I know, I know, I should count my blessings. I'm in Lotus Land. But you can have too much of a good thing. Remember Ulysses. The long day wanes, the slow moon climbs. A man's a sword and it's not right for him to rust unburnish'd in his scabbard.

Besides, the women can get rough when they have the place almost entirely to themselves. They tumble and scratch. They upbraid and abuse.

It's the soothing male companionableness of darts and pool and poker I'm feeling the want of. At the risk of sounding metropolitan, I'm missing the understanding a man finds at the Chelsea Arts Club and the Groucho. Those velveteen nights, sitting swapping troubles at the mirrored bar, or falling in from some party somewhere else, man wrapped around man in the old love-and-death embrace, Coriolanus and Aufidius, unable to remember when the clock strikes 12 whether this one's your friend or your enemy, but what the hell - you'll take him in your arms anyway and suffer the self-hatred and the beard rash in the morning.

Do you lose the trick of it? Afraid that I would no longer know what to say to a man should I ever again encounter one, I persuaded the only woman I've met in Broome who has a husband to lend me hers for half an hour. Just to practise on.

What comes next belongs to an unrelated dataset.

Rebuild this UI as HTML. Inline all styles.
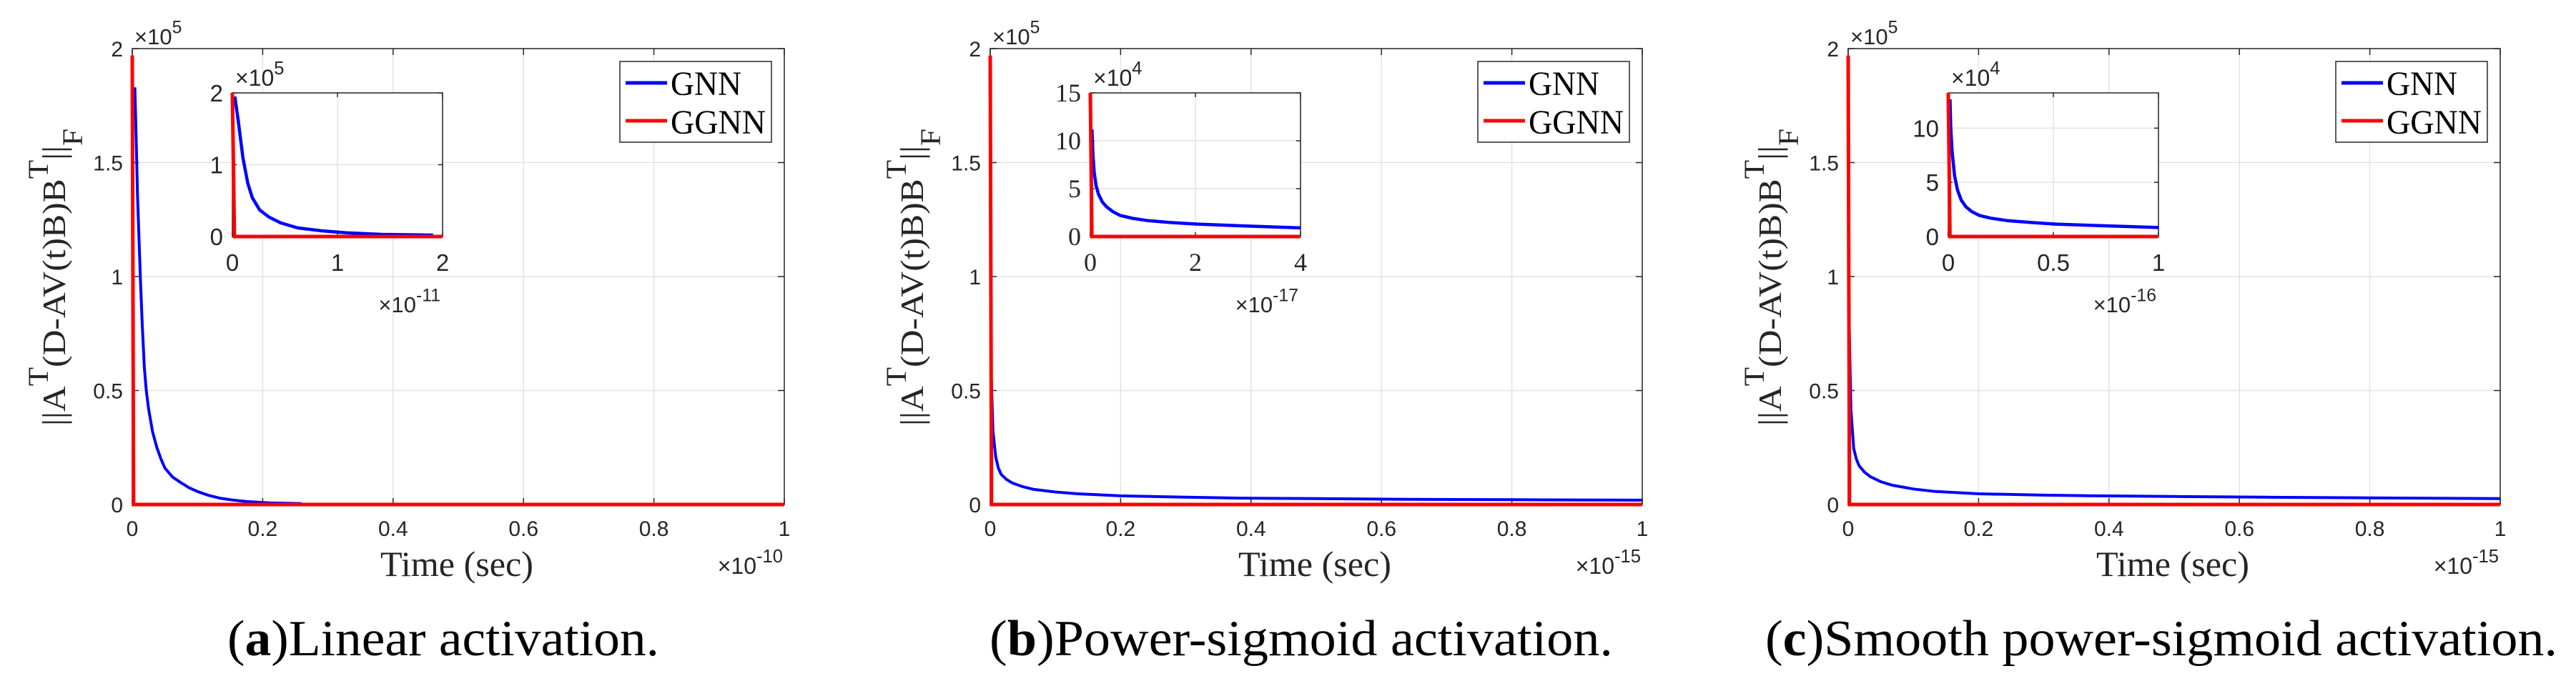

It was all right. Nothing to write home about, but not a disaster. I didn't put my hand on his knee or blow him kisses. I didn't call him sweetie-pie or lambkins. I wasn't completely at my ease, though. His fault, partly. He didn't know how to behave around a man either. "So what do you do when you're up to here with women?" I asked him.

"I go into the desert for a couple of months," he told me, "and prospect for water."

"On your own?"

"Oh, you're never on your own in the desert. There are snakes, birds, lizards ... "

Too drastic for me.

And then I heard that a number of famous tri-athletes were flying in from all over Australia to contest an Iron Man competition on Cable Beach. Men in Broome - at last! I turned up in time to catch the final of the tug-of-war. Darwin Killers versus Premier Security. A man short, the Darwin Killers turned to me. Would I?

Would I! Ha!

We spat on our hands, dug our heels into the soft sand, and took the strain, all for one and one for all. "Heave, men, heave!" And when we pulled Premier Security over the line, with what innocent, selfless, manly joy did we fall into one another's arms! "Well pulled, men!"

I'm lying. Premier Security won. And Darwin Killers never asked me to join their team. I merely watched from the sidelines with my sandals in my hand.

But I'm allowed to dream. "Heave, men! Heave!"